Cerca de treze mil moradores nas ilhas do Bailique, no Amapá, estão sem luz. A água do rio, que consomem, foi invadida pelo mar e está salgada

Estamos vivendo o caos no Bailique. Não temos luz e nossa água está toda salgada. Quem não tem condições de comprar água de garrafão, que custa R$ 10,00, bebe dessa água salgada mesmo. Misericórdia! Tem gente adoecendo por causa da água salgada, as crianças estão ficando com a pele cheia de feridas porque as mães não têm como arranjar água doce para elas, nem para tomarem banho. Governador, prefeito, nos ajudem por favor. Nossa situação está crítica!”




O depoimento dramático é de Maria Luiza Cordeiro Ferreira, moradora de Vila Macedônia, uma das 53 comunidades que compõem o Arquipélago do Bailique, formado por oito ilhas, que fica a 180 quilômetros da capital do Amapá. Doze horas de barco separam o arquipélago, onde moram cerca de treze mil pessoas (o último censo do IBGE, de 2010, contabilizou 7.618 habitantes, a maioria vivendo longe dos centros), de Macapá.

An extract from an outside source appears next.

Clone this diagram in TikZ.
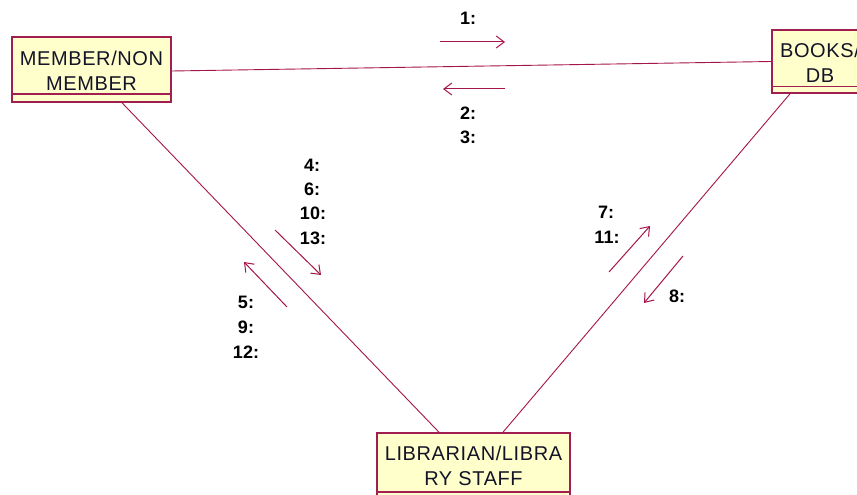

Estive lá em 2013 e em 2015, durante o processo de produção do Protocolo Comunitário. Foi a primeira comunidade a cumprir a exigência da Organização Internacional do Trabalho, que no seu artigo 169 prevê “uma ação coordenada e sistemática com vistas a proteger os direitos desses povos e a garantir o respeito pela sua integridade”.

Hoje, no entanto, o Bailique tornou-se um exemplo vivo dos debates acirrados sobre desenvolvimento,  preservação e bem estar social. Apesar de serem banhados pelo outrora caudaloso e potente rio Araguari, que teve seu leito modificado por conta da construção de três hidrelétricas nos últimos cinquenta anos, os bailiquenses sofrem há tempos com falta de energia. Para culminar, e ainda por conta de tanta reviravolta no leito do rio Araguari, ele não tem mais força para segurar o mar. E suas águas, que sempre foram usadas pelos moradores para seu consumo, ficaram salgadas. Daí a queixa de Maria Luiza.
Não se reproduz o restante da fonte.